For enterprise brands, the issue is not whether to use AI. It is where to use it, how to govern it, and when human specialists should intervene. A hybrid model usually performs best: automation for speed, human linguists for quality control, terminology consistency, and search intent alignment. This is where companies like Kansei bring practical value, especially when content volumes are high and mistakes become expensive at scale.
8. Overlooking internal linking across language versions
Internal linking is often strong in the source language and weak everywhere else. That creates an uneven site where English pages accumulate authority while localized pages remain isolated.
Each language section needs its own thoughtful linking structure. That includes links between related product pages, support articles, solution pages, and regional resource hubs. It also means avoiding a common mistake: linking users back into the wrong language journey because templates were copied without localization review.
A multilingual site should feel intentionally built in every market, not translated from one master version and left unfinished.
9. Measuring performance only in aggregate
Enterprise reporting often hides multilingual SEO problems because results are rolled up too broadly. Global traffic may be growing while specific markets are failing. Or branded queries may be masking poor visibility for non-branded local terms.

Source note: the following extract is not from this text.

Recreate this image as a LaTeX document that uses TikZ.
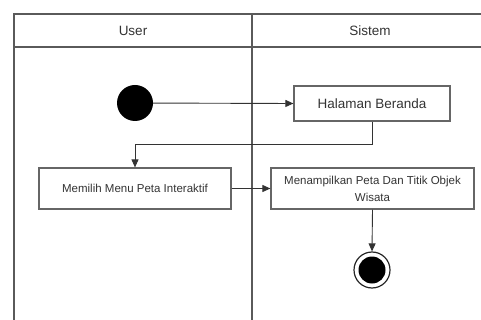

The right reporting view separates language, country, device, page type, and search intent. It also connects SEO performance to business outcomes. Rankings are useful, but pipeline contribution, qualified leads, support deflection, and conversion quality matter more.
This is also where trade-offs become visible. A market may generate less traffic but better conversion rates. Another may need heavier localization investment before SEO can scale. Without segmented reporting, teams make budget decisions based on incomplete signals.
What better multilingual SEO looks like
Strong multilingual SEO is rarely the result of one technical fix. It comes from coordinated decisions across strategy, localization, content operations, and governance. Keyword research is localized before translation begins. Site structure is chosen for long-term manageability, not short-term convenience. Metadata, internal links, and user flows are reviewed market by market. Automation is used carefully, not blindly.
Most of all, high-performing global brands treat language as a growth function rather than a production task. That mindset changes the questions teams ask. Not just, “Can we publish this in 12 languages by next month?” but, “Will this content rank, read naturally, and convert in each of those markets?”
That is the standard worth aiming for. In multilingual SEO, clarity travels further than volume ever will.